__Problem to work on__:
Repeat exactly the lines from the line with "Generate a web" to the line with "const yMin = 185000, yMax", including both, and leave out any pictures.

# start of Input data

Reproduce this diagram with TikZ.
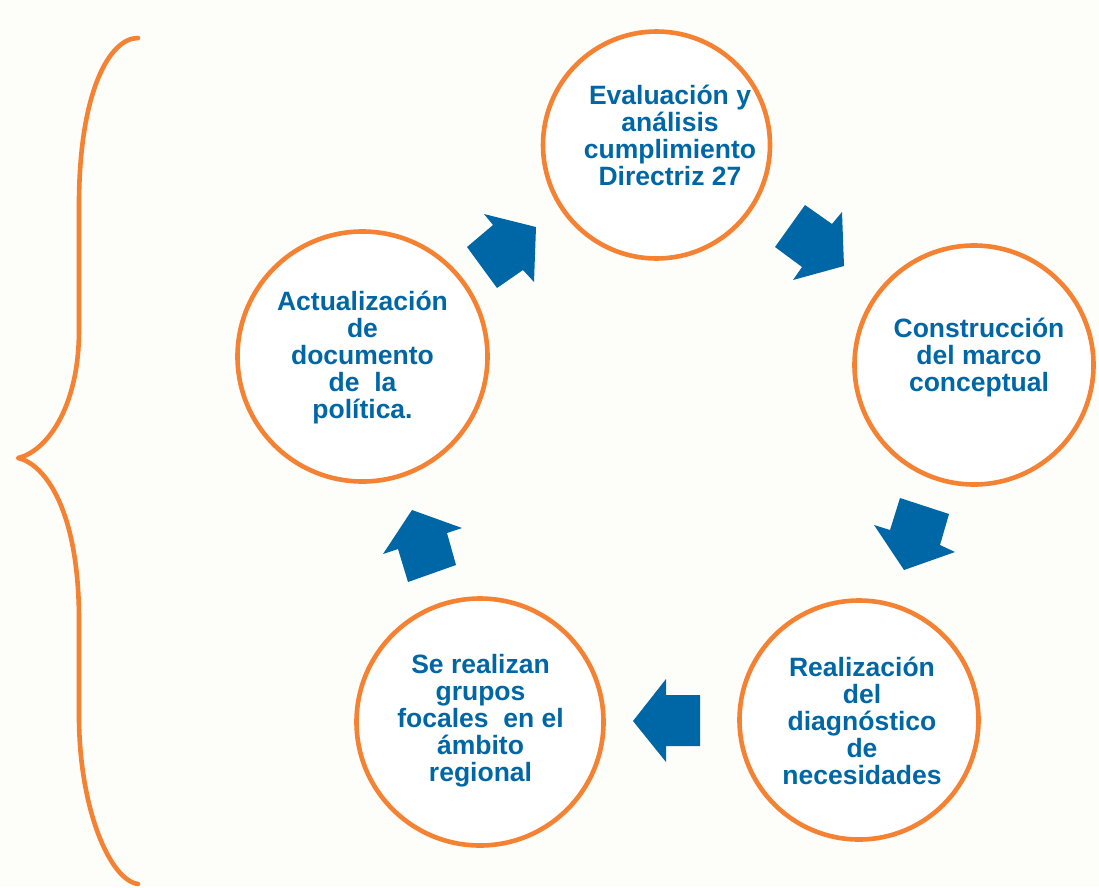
\documentclass[tikz,border=0pt]{standalone}
\usepackage{fontspec}
\setmainfont{Liberation Sans}
\definecolor{bg}{RGB}{253,253,250}
\definecolor{orng}{RGB}{245,130,50}
\definecolor{blu}{RGB}{0,103,167}
\tikzset{
  circ/.style={circle, draw=orng, line width=4.6pt, fill=white, inner sep=0pt},
  txt/.style={align=center, text=blu, font=\fontsize{26.5}{27}\selectfont\bfseries, inner sep=0pt},
  blockarrow/.style={fill=blu}
}
\begin{document}
\begin{tikzpicture}[x=1pt,y=-1pt]
\useasboundingbox (0,0) rectangle (1099,887);
\fill[bg] (0,0) rectangle (1099,887);
% circles
\node[circ, minimum size=227pt] (c1) at (656.5,145) {};
\node[circ, minimum size=239pt] (c2) at (974,365) {};
\node[circ, minimum size=239pt] (c3) at (859,720) {};
\node[circ, minimum size=247pt] (c4) at (480,722) {};
\node[circ, minimum size=250pt] (c5) at (362.5,356.5) {};
% texts
\node[txt] (t1) at (670,135) {Evaluación y\\análisis\\cumplimiento\\Directriz 27};
\node[txt] (t2) at (979,358) {Construcción\\del marco\\conceptual};
\node[txt] (t3) at (862,721) {Realización\\del\\diagnóstico\\de\\necesidades};
\node[txt] (t4) at (480.5,721) {Se realizan\\grupos\\focales\ \ en el\\ámbito\\regional};
\node[txt] (t5) at (362.5,358) {Actualización\\de\\documento\\de\ \ la\\política.};
% block arrows
\fill[blockarrow] (484,214) -- (536,227) -- (534,282) -- (523,270) -- (497,288) -- (467,247) -- (493,225) -- cycle;
\fill[blockarrow] (775,247) -- (805,205) -- (832,224) -- (842,212) -- (844,266) -- (793,280) -- (802,267) -- cycle;
\fill[blockarrow] (900,498) -- (949,514) -- (940,545) -- (955,552) -- (904,570) -- (874,525) -- (890,530) -- cycle;
\fill[blockarrow] (700,695) -- (666,695) -- (666,679) -- (633,721) -- (666,762) -- (666,746) -- (700,746) -- cycle;
\fill[blockarrow] (412,510) -- (462,528) -- (447,533) -- (456,565) -- (408,582) -- (398,549) -- (383,554) -- cycle;
% brace
\draw[orng, line width=4.6pt, line cap=round, line join=round]
  (138,38) .. controls (110,38) and (80,90) .. (79,200)
  -- (79,330) .. controls (79,410) and (45,452) .. (18,458)
  .. controls (45,464) and (79,510) .. (79,620)
  -- (79,720) .. controls (80,810) and (110,880) .. (138,884);
\end{tikzpicture}
\end{document}
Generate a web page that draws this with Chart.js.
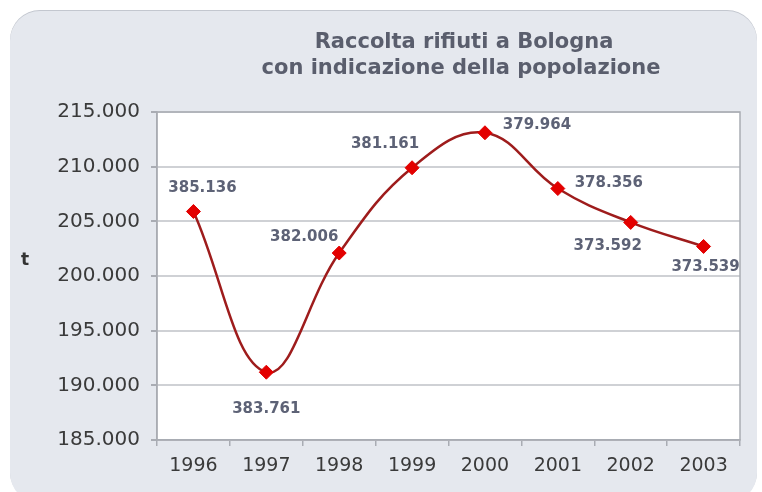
<!DOCTYPE html>
<html>
<head>
<meta charset="utf-8">
<script src="https://cdn.jsdelivr.net/npm/chart.js@4/dist/chart.umd.min.js"></script>
<style>
  html, body { margin: 0; padding: 0; background: #ffffff; width: 762px; height: 492px; overflow: hidden; }
  #panel { position: absolute; left: 10px; top: 11px; width: 747px; height: 492px;
           background: #e5e8ee; border-radius: 30px; box-shadow: 0 -1px 0 #c3c7cf; }
  #wrap { position: absolute; left: 0; top: 0; width: 762px; height: 492px; }
</style>
</head>
<body>
<div id="panel"></div>
<div id="wrap"><canvas id="c" width="762" height="492"></canvas></div>
<script>
// ---- data ----
const years = ['1996', '1997', '1998', '1999', '2000', '2001', '2002', '2003'];
const wasteTonnes = [205900, 191200, 202100, 209900, 213100, 208000, 204900, 202700];
const population = [385136, 383761, 382006, 381161, 379964, 378356, 373592, 373539];
const titleLines = ['Raccolta rifiuti a Bologna', 'con indicazione della popolazione'];
const yAxisLabel = 't';
const yMin = 185000, yMax = 215000, yStep = 5000;

// ---- styling / placement (not data) ----
const labelOffsets = [[9, -23], [0, 37], [-35, -16], [-27, -24], [52, -8], [51, -5], [-23, 24], [2, 21]];

function fmt(n) { return String(n).replace(/\B(?=(\d{3})+(?!\d))/g, '.'); }

const decor = {
  id: 'decor',
  beforeDraw(chart) {
    const ctx = chart.ctx;
    const ca = chart.chartArea;
    ctx.save();
    ctx.fillStyle = '#ffffff';
    ctx.fillRect(ca.left, ca.top, ca.right - ca.left, ca.bottom - ca.top);
    ctx.restore();
  },
  afterDatasetsDraw(chart) {
    const ctx = chart.ctx;
    const ca = chart.chartArea;
    ctx.save();
    // plot border
    ctx.strokeStyle = '#a9acb3';
    ctx.lineWidth = 1.5;
    ctx.strokeRect(ca.left, ca.top, ca.right - ca.left, ca.bottom - ca.top);
    // data labels
    const meta = chart.getDatasetMeta(0);
    ctx.font = 'bold 15px "DejaVu Sans"';
    ctx.fillStyle = '#5d6276';
    ctx.textAlign = 'center';
    ctx.textBaseline = 'middle';
    meta.data.forEach((pt, i) => {
      const o = labelOffsets[i];
      ctx.fillText(fmt(population[i]), pt.x + o[0], pt.y + o[1]);
    });
    ctx.restore();
  },
  afterDraw(chart) {
    const ctx = chart.ctx;
    ctx.save();
    ctx.fillStyle = '#5a5e6d';
    ctx.font = 'bold 21px "DejaVu Sans"';
    ctx.textAlign = 'center';
    ctx.textBaseline = 'alphabetic';
    ctx.fillText(titleLines[0], 464, 48);
    ctx.fillText(titleLines[1], 461, 74);
    ctx.fillStyle = '#333333';
    ctx.font = 'bold 17px "DejaVu Sans"';
    ctx.textBaseline = 'middle';
    ctx.fillText(yAxisLabel, 25, 261);
    ctx.restore();
  }
};

new Chart(document.getElementById('c'), {
  type: 'line',
  data: {
    labels: years,
    datasets: [{
      data: wasteTonnes,
      borderColor: '#9e1c1c',
      borderWidth: 2.5,
      tension: 0.4,
      pointStyle: 'rectRot',
      pointRadius: 7,
      pointHoverRadius: 7,
      pointBackgroundColor: '#e30000',
      pointBorderColor: '#e30000',
      pointBorderWidth: 1,
      fill: false
    }]
  },
  options: {
    responsive: false,
    animation: false,
    events: [],
    layout: { padding: { top: 112, right: 22, bottom: 0, left: 0 } },
    plugins: { legend: { display: false }, tooltip: { enabled: false }, title: { display: false } },
    scales: {
      x: {
        type: 'category',
        offset: true,
        afterFit(s) { s.height = 52; },
        grid: { offset: true, drawOnChartArea: false, color: '#a9acb3', tickLength: 6, lineWidth: 1.5 },
        border: { display: true, color: '#a9acb3', width: 1.5 },
        ticks: { color: '#3a3a3a', font: { family: 'DejaVu Sans', size: 19 }, padding: 9, maxRotation: 0 }
      },
      y: {
        min: yMin, max: yMax,
        afterFit(s) { s.width = 157; },
        grid: { color: '#cfd1d5', lineWidth: 2, tickColor: '#a9acb3', tickLength: 6 },
        border: { display: true, color: '#a9acb3', width: 1.5 },
        ticks: { stepSize: yStep, color: '#3a3a3a', font: { family: 'DejaVu Sans', size: 20 }, padding: 11,
                 callback: v => fmt(v) }
      }
    }
  },
  plugins: [decor]
});
</script>
</body>
</html>
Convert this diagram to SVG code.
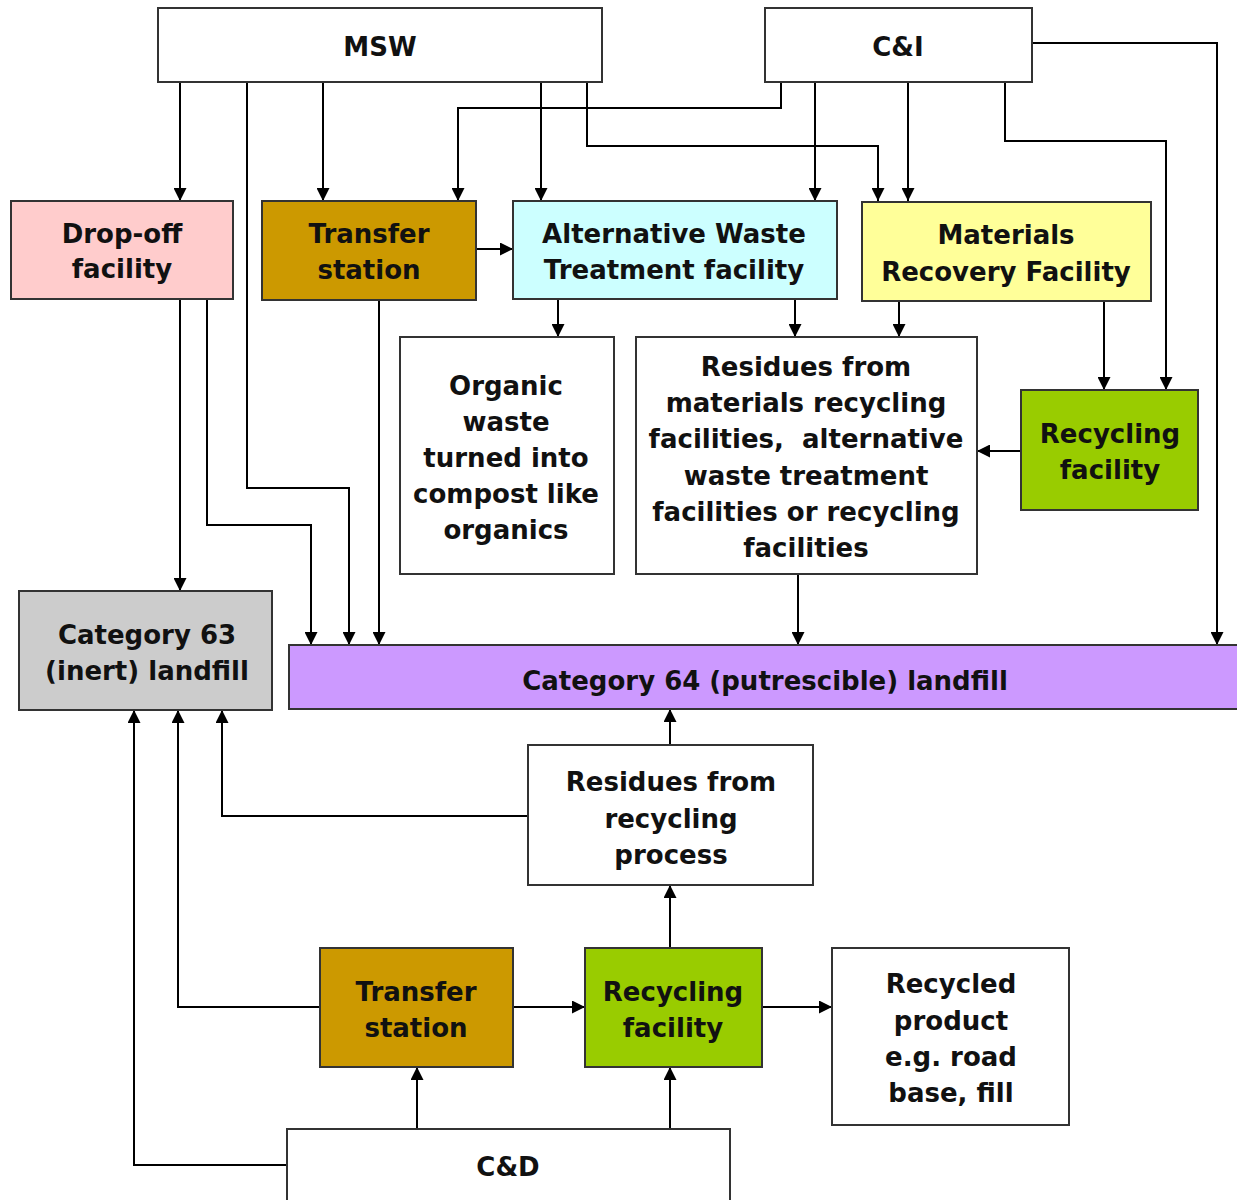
<svg xmlns="http://www.w3.org/2000/svg" width="1237" height="1200" viewBox="0 0 1237 1200">
  <defs>
    <marker id="arr" viewBox="0 0 13 13" refX="13" refY="6.5" markerWidth="13" markerHeight="13" markerUnits="userSpaceOnUse" orient="auto">
      <path d="M0,0 L13,6.5 L0,13 Z" fill="#000"/>
    </marker>
    <style>
      .box { stroke: #333; stroke-width: 2; }
      .w { fill: #fff; }
      .pink { fill: #FFCCCC; }
      .gold { fill: #CC9900; }
      .cyan { fill: #CCFFFF; }
      .yel { fill: #FFFF99; }
      .grn { fill: #99CC00; }
      .gry { fill: #CCCCCC; }
      .pur { fill: #CC99FF; }
      text { font-family: "DejaVu Sans", Verdana, sans-serif; font-size: 26px; font-weight: bold; fill: #111; text-anchor: middle; }
      .c path { fill: none; stroke: #000; stroke-width: 2; marker-end: url(#arr); }
    </style>
  </defs>
  <rect width="1237" height="1200" fill="#fff"/>

  <!-- connectors -->
  <g id="connectors" class="c">
    <!-- MSW outputs -->
    <path d="M180,82 V201"/>
    <path d="M247,82 V488 H349 V645"/>
    <path d="M323,82 V201"/>
    <path d="M541,82 V201"/>
    <path d="M587,82 V146 H878 V201"/>
    <!-- C&I outputs -->
    <path d="M781,82 V108 H458 V201"/>
    <path d="M815,82 V201"/>
    <path d="M908,82 V201"/>
    <path d="M1005,82 V141 H1166 V390"/>
    <path d="M1032,43 H1217 V645"/>
    <!-- transfer station to AWT -->
    <path d="M476,249 H513"/>
    <!-- drop-off outputs -->
    <path d="M180,299 V591"/>
    <path d="M207,299 V525 H311 V645"/>
    <!-- transfer station to landfill -->
    <path d="M379,300 V645"/>
    <!-- AWT outputs -->
    <path d="M558,299 V337"/>
    <path d="M795,299 V337"/>
    <!-- MRF outputs -->
    <path d="M899,301 V337"/>
    <path d="M1104,301 V390"/>
    <!-- recycling to residues -->
    <path d="M1021,451 H977"/>
    <!-- residues to cat 64 -->
    <path d="M798,574 V645"/>
    <!-- residues from recycling process -->
    <path d="M670,745 V709"/>
    <path d="M528,816 H222 V710"/>
    <!-- C&D stream -->
    <path d="M320,1007 H178 V710"/>
    <path d="M287,1165 H134 V710"/>
    <path d="M513,1007 H585"/>
    <path d="M670,948 V885"/>
    <path d="M762,1007 H832"/>
    <path d="M417,1129 V1067"/>
    <path d="M670,1129 V1067"/>
  </g>

  <g id="msw"><rect class="box w" x="158" y="8" width="444" height="74"/><text x="380" y="56">MSW</text></g>
  <g id="ci"><rect class="box w" x="765" y="8" width="267" height="74"/><text x="898" y="56">C&amp;I</text></g>

  <g id="dropoff"><rect class="box pink" x="11" y="201" width="222" height="98"/>
    <text x="122" y="243">Drop-off</text><text x="122" y="278">facility</text></g>
  <g id="transfer-top"><rect class="box gold" x="262" y="201" width="214" height="99"/>
    <text x="369" y="243">Transfer</text><text x="369" y="279">station</text></g>
  <g id="awt"><rect class="box cyan" x="513" y="201" width="324" height="98"/>
    <text x="674" y="243">Alternative Waste</text><text x="674" y="279">Treatment facility</text></g>
  <g id="mrf"><rect class="box yel" x="862" y="202" width="289" height="99"/>
    <text x="1006" y="244">Materials</text><text x="1006" y="281">Recovery Facility</text></g>

  <g id="organic"><rect class="box w" x="400" y="337" width="214" height="237"/>
    <text x="506" y="395">Organic</text><text x="506" y="431">waste</text><text x="506" y="467">turned into</text><text x="506" y="503">compost like</text><text x="506" y="539">organics</text></g>
  <g id="residues"><rect class="box w" x="636" y="337" width="341" height="237"/>
    <text x="806" y="376">Residues from</text><text x="806" y="412">materials recycling</text><text x="806" y="448" xml:space="preserve">facilities,  alternative</text><text x="806" y="485">waste treatment</text><text x="806" y="521">facilities or recycling</text><text x="806" y="557">facilities</text></g>
  <g id="recycling-top"><rect class="box grn" x="1021" y="390" width="177" height="120"/>
    <text x="1110" y="443">Recycling</text><text x="1110" y="479">facility</text></g>

  <g id="cat63"><rect class="box gry" x="19" y="591" width="253" height="119"/>
    <text x="147" y="644">Category 63</text><text x="147" y="680">(inert) landfill</text></g>
  <g id="cat64"><rect class="box pur" x="289" y="645" width="960" height="64"/>
    <text x="765" y="690">Category 64 (putrescible) landfill</text></g>

  <g id="residues-recycling"><rect class="box w" x="528" y="745" width="285" height="140"/>
    <text x="671" y="791">Residues from</text><text x="671" y="828">recycling</text><text x="671" y="864">process</text></g>

  <g id="transfer-bottom"><rect class="box gold" x="320" y="948" width="193" height="119"/>
    <text x="416" y="1001">Transfer</text><text x="416" y="1037">station</text></g>
  <g id="recycling-bottom"><rect class="box grn" x="585" y="948" width="177" height="119"/>
    <text x="673" y="1001">Recycling</text><text x="673" y="1037">facility</text></g>
  <g id="recycled-product"><rect class="box w" x="832" y="948" width="237" height="177"/>
    <text x="951" y="993">Recycled</text><text x="951" y="1030">product</text><text x="951" y="1066">e.g. road</text><text x="951" y="1102">base, fill</text></g>

  <g id="cd"><rect class="box w" x="287" y="1129" width="443" height="90"/><text x="508" y="1176">C&amp;D</text></g>
</svg>
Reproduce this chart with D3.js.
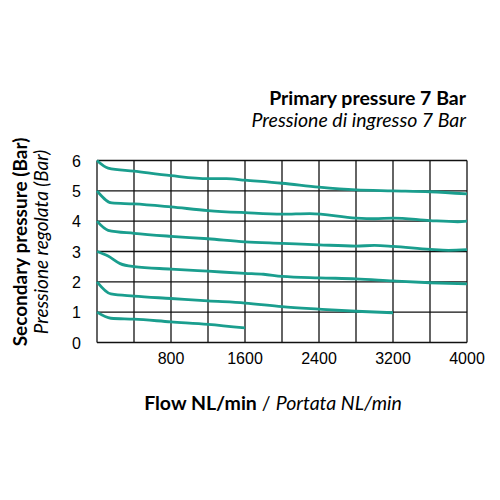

# end of Input data

__Task output__:
Generate a web page that draws this with Chart.js.
<!DOCTYPE html>
<html>
<head>
<meta charset="utf-8">
<script src="https://cdn.jsdelivr.net/npm/chart.js@4/dist/chart.umd.min.js"></script>
<style>
  html, body { margin: 0; padding: 0; background: #ffffff; width: 762px; height: 492px; overflow: hidden; }
  #panel { position: absolute; left: 10px; top: 11px; width: 747px; height: 492px;
           background: #e5e8ee; border-radius: 30px; box-shadow: 0 -1px 0 #c3c7cf; }
  #wrap { position: absolute; left: 0; top: 0; width: 762px; height: 492px; }
</style>
</head>
<body>
<div id="panel"></div>
<div id="wrap"><canvas id="c" width="762" height="492"></canvas></div>
<script>
// ---- data ----
const years = ['1996', '1997', '1998', '1999', '2000', '2001', '2002', '2003'];
const wasteTonnes = [205900, 191200, 202100, 209900, 213100, 208000, 204900, 202700];
const population = [385136, 383761, 382006, 381161, 379964, 378356, 373592, 373539];
const titleLines = ['Raccolta rifiuti a Bologna', 'con indicazione della popolazione'];
const yAxisLabel = 't';
const yMin = 185000, yMax = 215000, yStep = 5000;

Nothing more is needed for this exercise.